A Corner of a Foreign Field
- Book cover, first edition
- Author: Ramachandra Guha
- Language: English
- Publisher: Macmillan Publishers
- Publication date: 2002
- ISBN: 978-0330491167

= A Corner of a Foreign Field =

2002 book by Ramachandra Guha

A Corner of a Foreign Field: The Indian History of a British Sport is a 2002 book by Indian historian Ramachandra Guha that offers a historical account of cricket in the Indian subcontinent. Some critics have called it one of the finest books on cricket.

== Background ==
The book was initially conceived as a biography of left-arm spinner Palwankar Baloo. Baloo was a Dalit, a community that has historically been subjected to untouchability under the Indian caste system. His cricketing feats, however, enabled him to overcome contemporary Indian social barriers associated with being a Dalit. As Guha explored Baloo's story further, the book expanded to become a social history of cricket in India.
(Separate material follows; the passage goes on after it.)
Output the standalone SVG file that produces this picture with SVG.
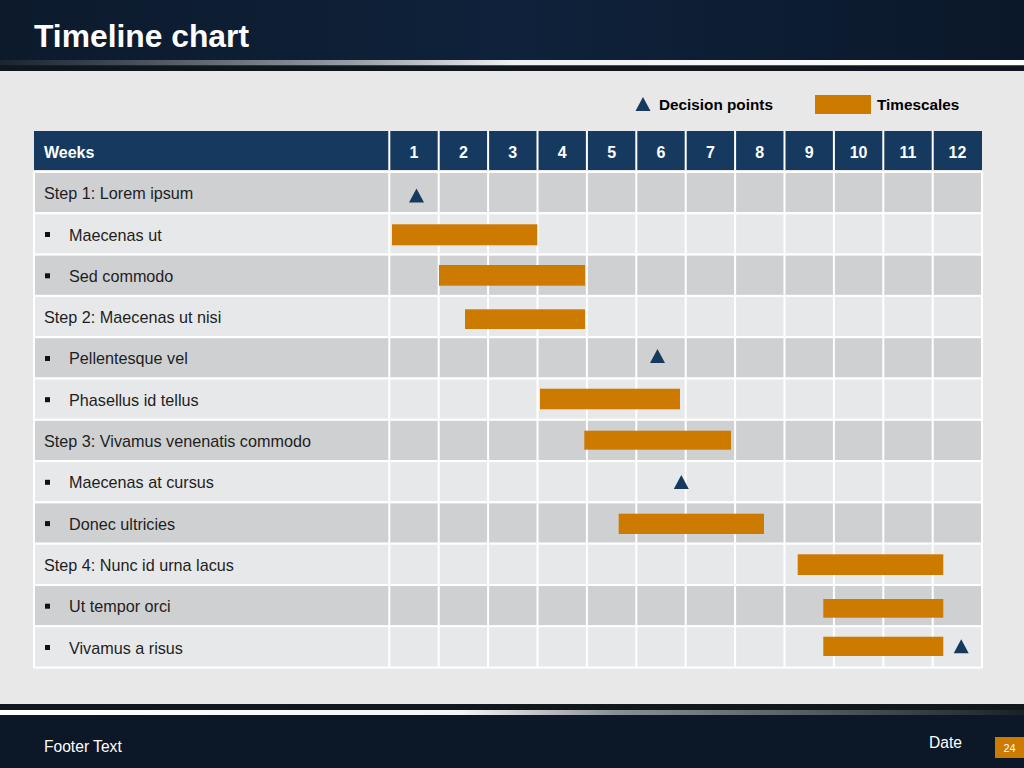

On the subject of the book, Guha has written, "The making of modern India is its theme, with cricket serving merely as a vehicle, as my chief source of illustrative example."

== Editions ==
An early edition cover featured a picture of author R.K. Narayan playing cricket with his nephews and niece.

== Awards ==
The book won the 2002 Book of the Year Award from The Cricket Society and MCC.